05
Operations & Governance
How ownership, controls, metrics, and incident discipline keep learning systems safe and governable in production.

Operations and Governance

Operational systems earn reliability through structure.

Once an AI system is in use, it stops being an experiment. It has users who depend on it, costs that accumulate over time, decisions that propagate beyond their point of origin, and consequences that persist after any single release. Operations and governance are how those realities are handled deliberately, rather than discovered under pressure.

I have seen capable systems struggle not because the technology failed, but because no one was clearly responsible for deciding when to slow down, change course, or stop. Governance exists to prevent that kind of ambiguity.

Well-run governance gives systems a stable shape as they grow. It does not slow them down. It makes growth survivable.

In practice, operational governance answers a small set of questions that never fully go away:

  • Who is accountable for this system’s behavior?
  • How are decisions reviewed, changed, or reversed?
  • What signals tell us the system is healthy, drifting, or creating risk?
  • When intervention is required, who acts, and with what authority?

These structures are not external controls layered on top of the system. They are part of how the system functions day to day.

Governance as an operating discipline#

Governance works best when it is exercised continuously, not reserved for incidents.

In systems that operate well, governance shows up in ordinary moments: during deployment decisions, when expanding scope, when evaluating a change request, or when deciding whether the system should act with more autonomy than it did yesterday.

In those environments, governance is experienced less as restriction and more as clarity. Teams know what is allowed, who decides, and what evidence matters.

That clarity usually comes from a small number of concrete practices:

  • Clear ownership boundaries across models, data access, interfaces, and outcomes
  • Explicit rules for deployment, rollback, escalation, and scope expansion
  • Regular review of system behavior under real usage, not just test conditions
  • Instrumentation that surfaces signals operators can act on, rather than metrics collected only for reporting

I have found that when these practices are present, teams spend far less time debating responsibility after the fact and far more time making informed adjustments before problems escalate.

Where governance actually lives#

In operational AI systems, governance rarely lives inside the model itself.

It lives at interfaces.

Interfaces are where authority enters the system, where outputs are interpreted, and where uncertainty is either handled or passed downstream. Clear interfaces localize risk and make intervention possible. Ambiguous interfaces allow errors to travel silently until they surface somewhere expensive.

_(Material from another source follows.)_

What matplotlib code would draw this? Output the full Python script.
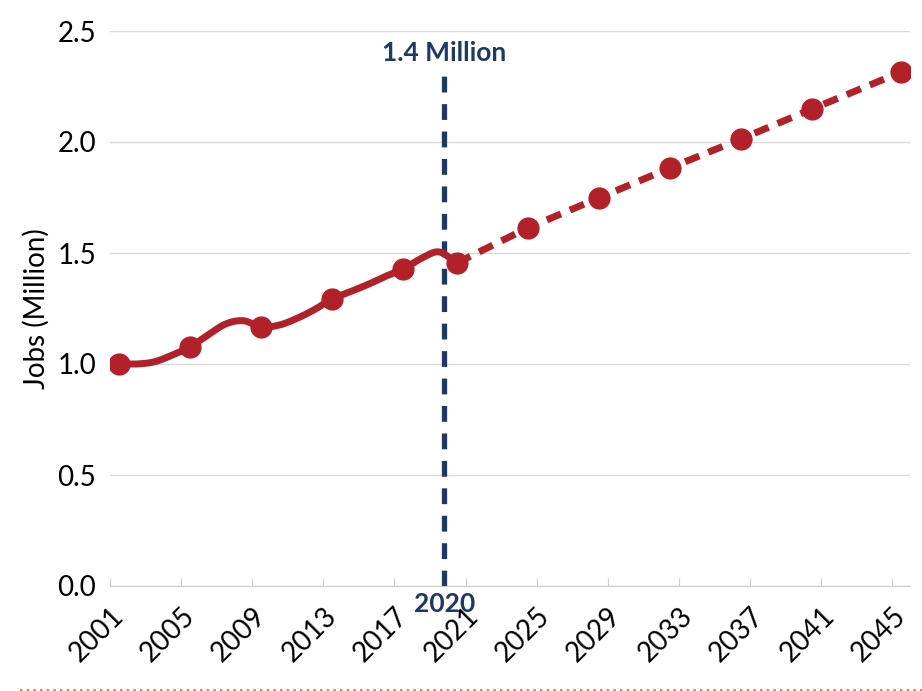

Operators benefit from paying close attention to:

  • which inputs the system is allowed to act on without review,
  • how outputs are consumed by downstream systems or people,
  • and what the system does when confidence is low or signals conflict.

When governance feels abstract, it is often because these boundaries have not been made explicit.

Accountability as a design choice#

When systems misbehave, the instinct to search for a single cause is strong.

In practice, failures emerge from interactions: between automation and judgment, between generation and verification, or between system output and downstream action.

Operational governance reframes this. Instead of asking who is at fault after the fact, it asks where responsibility is placed before the system acts.

Responsibility means deciding, in advance:

  • how much authority the system has,
  • how outcomes will be evaluated,
  • and what happens when reality diverges from expectations.

It also means being clear about who can change those parameters and under what conditions. Every governance rule buys clarity at the cost of flexibility, and pretending otherwise usually pushes that cost downstream.

Teams that design accountability this way still encounter incidents. What changes is how those incidents are handled. Recovery is faster. Learning is more consistent. Fewer risks are carried forward unresolved.

Governance that evolves with capability#

As systems become more capable, governance has to evolve alongside them.

Scope expands. Autonomy increases. The cost of mistakes rises. Assumptions that were reasonable at small scale are exercised under new conditions.

Operational governance adapts by revisiting:

  • trust boundaries as new workflows are introduced,
  • escalation paths as autonomy expands,
  • and evaluation coverage as the system’s role grows.

I have seen governance break not because it was wrong, but because it stayed static while the system changed underneath it.

When governance evolves deliberately, growth feels controlled. When it lags, teams experience friction, surprise incidents, and uncomfortable retrofits.

Operator takeaways#

If you are responsible for operating an AI system, governance should help you answer, clearly and confidently:

  • What is this system allowed to do today?
  • Under what conditions does that change?
  • What signals would tell us to pause, constrain, or roll back behavior?
  • Who has the authority to make that call?
  • What evidence would show we waited too long?

When those answers are explicit, governance becomes an asset rather than a burden.

That is how operational systems remain trustworthy as capability compounds.